Storing information

We’re going to understand how computers work by understanding a particularly common task from the 20th century that has been almost completely automated by computers: filing information.

A local library

If you visit your local school or neighbourhood library, it probably looks something like this:

Murray Bridge High School Library interior

This is a library which probably has a few thousand books. In a library like this, you will probably find it easy enough to find a new book to read simply by heading over to the appropriate section and wandering down the aisle until you come across something that interests you. But if you are looking for something in particular, or if you are looking for books about something, rather than by someone, you might look in the catalogue.

A bigger library

If you are at a university library, a major city library, or a national library, you might well be greeted with a view more like this:

Rows of books in the Barr Smith Library at the University of Adelaide

This is a typical view in a university library: floor to ceiling books stretching for great distances in both directions. There could be a hundred aisles like this in a university library. This photo is from the University of Adelaide’s main library, the Barr Smith Library, which has over a million items in its collection. In a library this size, if you want to find anything you have to look in the catalogue.

Catalogues before computers

Before the 1990s, “looking in the catalogue” of a library didn’t involve a computer. Instead, you would find a card which had the information about the book you were looking for:

Cards in a card catalogue

It would tell you the title, author, subject, often a brief description or the opening line of the item and, most importantly, where it was located. Cards might be hand-written or typed using a typewriter, depending on how old they were. Every time a book or other item was added to the collection, someone made up a card for the book and added it to the catalogue. The cards were organised in drawers, with a label on each drawer showing what was inside:

A card catalogue with a drawer open, showing the index cards inside

There would be at least one card for every book in the library. Usually there were more, as a typical library would have each item in the collection catalogued by author, title and subject, meaning three cards for each item. As we said, for a small library this might be up to ten thousand items. For a large library this could easily be a few million items. So even just the catalogue for a large library could look like this:

Card catalogue at the University of Michigan

Dozens of aisles, each containing hundreds of drawers, each containing hundreds of cards, all meticulously created, filed and maintained by hand. And that was before you got to the items themselves!

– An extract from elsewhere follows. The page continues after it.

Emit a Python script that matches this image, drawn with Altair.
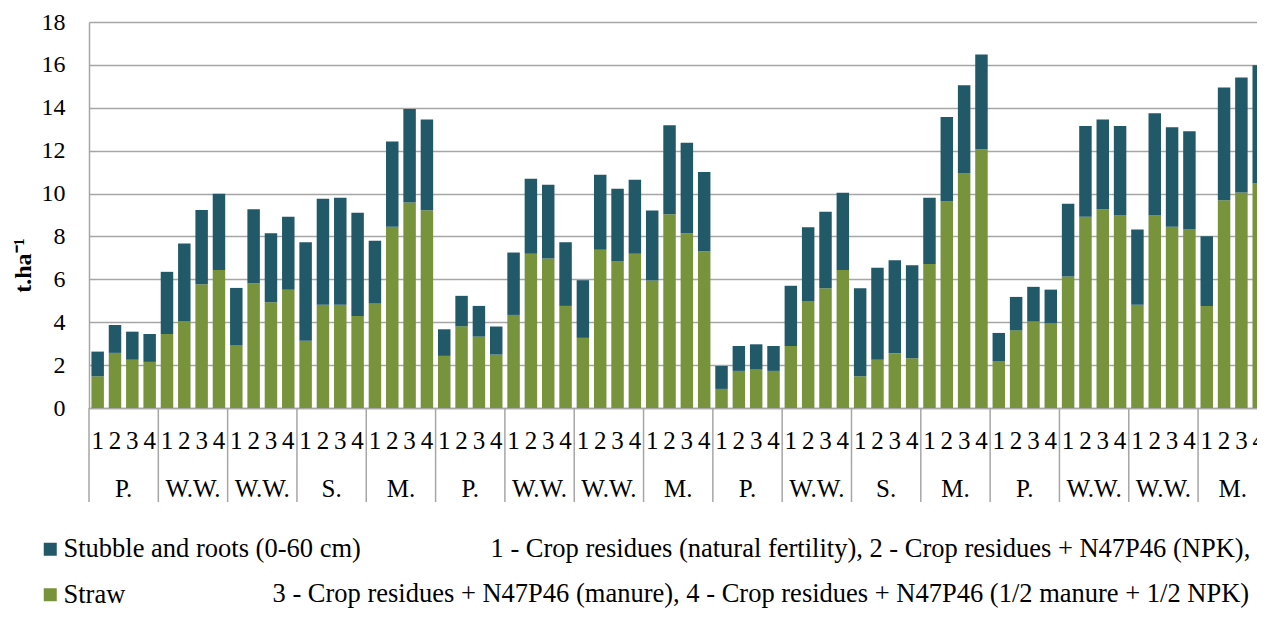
import altair as alt
import pandas as pd

crops = ["P.", "W.W.", "W.W.", "S.", "M.", "P.", "W.W.", "W.W.", "M.",
         "P.", "W.W.", "S.", "M.", "P.", "W.W.", "W.W.", "M."]
treatments = ["1", "2", "3", "4"]

straw = [1.48, 2.57, 2.25, 2.15,
         3.45, 4.03, 5.77, 6.43,
         2.91, 5.82, 4.93, 5.52,
         3.14, 4.82, 4.82, 4.29,
         4.87, 8.45, 9.58, 9.22,
         2.43, 3.81, 3.33, 2.49,
         4.34, 7.19, 6.97, 4.76,
         3.27, 7.38, 6.83, 7.19,
         5.94, 9.04, 8.15, 7.31,
         0.89, 1.73, 1.79, 1.73,
         2.89, 4.99, 5.58, 6.43,
         1.48, 2.25, 2.55, 2.32,
         6.72, 9.63, 10.94, 12.07,
         2.19, 3.62, 4.03, 3.94,
         6.13, 8.92, 9.27, 8.98,
         4.82, 8.98, 8.45, 8.32,
         4.76, 9.69, 10.05, 10.47]

stubble = [1.15, 1.30, 1.31, 1.30,
           2.90, 3.64, 3.46, 3.56,
           2.69, 3.45, 3.22, 3.40,
           4.59, 4.94, 4.98, 4.81,
           2.93, 3.98, 4.36, 4.23,
           1.24, 1.42, 1.43, 1.31,
           2.91, 3.50, 3.44, 2.97,
           2.69, 3.50, 3.39, 3.45,
           3.27, 4.15, 4.22, 3.69,
           1.07, 1.16, 1.18, 1.16,
           2.81, 3.44, 3.57, 3.61,
           4.10, 4.29, 4.34, 4.34,
           3.08, 3.94, 4.11, 4.41,
           1.31, 1.56, 1.62, 1.58,
           3.39, 4.23, 4.18, 4.17,
           3.50, 4.76, 4.64, 4.59,
           3.25, 5.25, 5.36, 5.51]

series_names = ["Stubble and roots (0-60 cm)", "Straw"]
colors = ["#215968", "#77933C"]
note1 = "1 - Crop residues (natural fertility), 2 - Crop residues + N47P46 (NPK),"
note2 = "3 - Crop residues + N47P46 (manure), 4 - Crop residues + N47P46 (1/2 manure + 1/2 NPK)"

FONT = "Liberation Serif, Times New Roman, serif"
GRID = "#a6a6a6"

rows = []
n = len(straw)
for i in range(n):
    rows.append({"i": i, "x0": i + 0.14, "x1": i + 0.86, "series": "Straw",
                 "y0": 0.0, "y1": straw[i]})
    rows.append({"i": i, "x0": i + 0.14, "x1": i + 0.86,
                 "series": series_names[0],
                 "y0": straw[i], "y1": straw[i] + stubble[i]})
df = pd.DataFrame(rows)

digits = pd.DataFrame({"pos": [i + 0.5 for i in range(n)],
                       "d": [treatments[i % 4] for i in range(n)]})
groups = pd.DataFrame({"crop": crops,
                       "center": [4 * g + 2 for g in range(len(crops))]})
seps = pd.DataFrame({"pos": [4 * g for g in range(len(crops) + 1)]})

# the reference image is cropped at its right edge, inside the last bar
xscale = alt.Scale(domain=[0, 67.4], nice=False, zero=False)

bars = alt.Chart(df).mark_bar(clip=True).encode(
    x=alt.X("x0:Q", scale=xscale,
            axis=alt.Axis(title=None, grid=False, ticks=False, labels=False,
                          domain=True, domainColor=GRID, domainWidth=1.5)),
    x2="x1:Q",
    y=alt.Y("y1:Q",
            scale=alt.Scale(domain=[0, 18], nice=False),
            axis=alt.Axis(values=list(range(0, 19, 2)), title="t.ha⁻¹",
                          grid=True, gridColor=GRID, gridWidth=1.5,
                          domain=True, domainColor=GRID, domainWidth=1.5,
                          ticks=False, labelFont=FONT, labelFontSize=24,
                          labelColor="#000", labelPadding=24,
                          titleFont=FONT, titleFontSize=24,
                          titleFontWeight="bold", titleColor="#000",
                          titleAngle=-90, titleX=-66, titleY=243,
                          titleAlign="center", titleBaseline="middle")),
    y2="y0:Q",
    color=alt.Color("series:N",
                    scale=alt.Scale(domain=series_names, range=colors),
                    legend=alt.Legend(title=None, orient="none",
                                      legendX=-52, legendY=514,
                                      direction="vertical",
                                      symbolType="square", symbolSize=169,
                                      symbolStrokeWidth=0,
                                      labelFont=FONT, labelFontSize=26.5,
                                      labelColor="#000", labelOffset=0,
                                      rowPadding=18.5, labelLimit=600)),
)

sep_rules = alt.Chart(seps).mark_rule(color=GRID, strokeWidth=1.5).encode(
    x=alt.X("pos:Q", scale=xscale),
    y=alt.value(386),
    y2=alt.value(480),
)

digit_text = alt.Chart(digits).mark_text(
    font=FONT, fontSize=25, color="#000", baseline="middle", align="center"
).encode(
    x=alt.X("pos:Q", scale=xscale),
    y=alt.value(419),
    text="d:N",
)

group_text = alt.Chart(groups).mark_text(
    font=FONT, fontSize=25, color="#000", baseline="middle", align="center"
).encode(
    x=alt.X("center:Q", scale=xscale),
    y=alt.value(467),
    text="crop:N",
)

notes = pd.DataFrame({"t": [note1, note2], "px": [401.5, 183.5], "py": [527, 572]})
note_text = alt.Chart(notes).mark_text(
    font=FONT, fontSize=26.5, color="#000", baseline="middle", align="left"
).encode(
    x=alt.X("px:Q", scale=None),
    y=alt.Y("py:Q", scale=None),
    text="t:N",
)

chart = alt.layer(bars, sep_rules, digit_text, group_text, note_text).properties(
    width=1168, height=386,
    autosize=alt.AutoSizeParams(type="none"),
    padding={"left": 81, "top": 14, "right": 0, "bottom": 200},
).configure_view(stroke=None).configure(background="white")

chart.save("out.html", embed_options={"renderer": "svg", "actions": False})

Other organisations had catalogues too

If you were a law firm, you would have a large library with all the relevant trials in your jurisdiction, which would be used by attorneys and paralegals when preparing cases for court:

A typical law library view

There is no way you’re finding anything in this lot without a catalogue! This example is from a New York law firm who threw out most of their older books when they moved offices in 2014.


If you were a retail company, you would keep records of every shipment of goods that came in, records of stock levels, and records of every sale: what, when and to whom. A retailer with lots of items might have a catalogue that customers could look through when working out what to buy.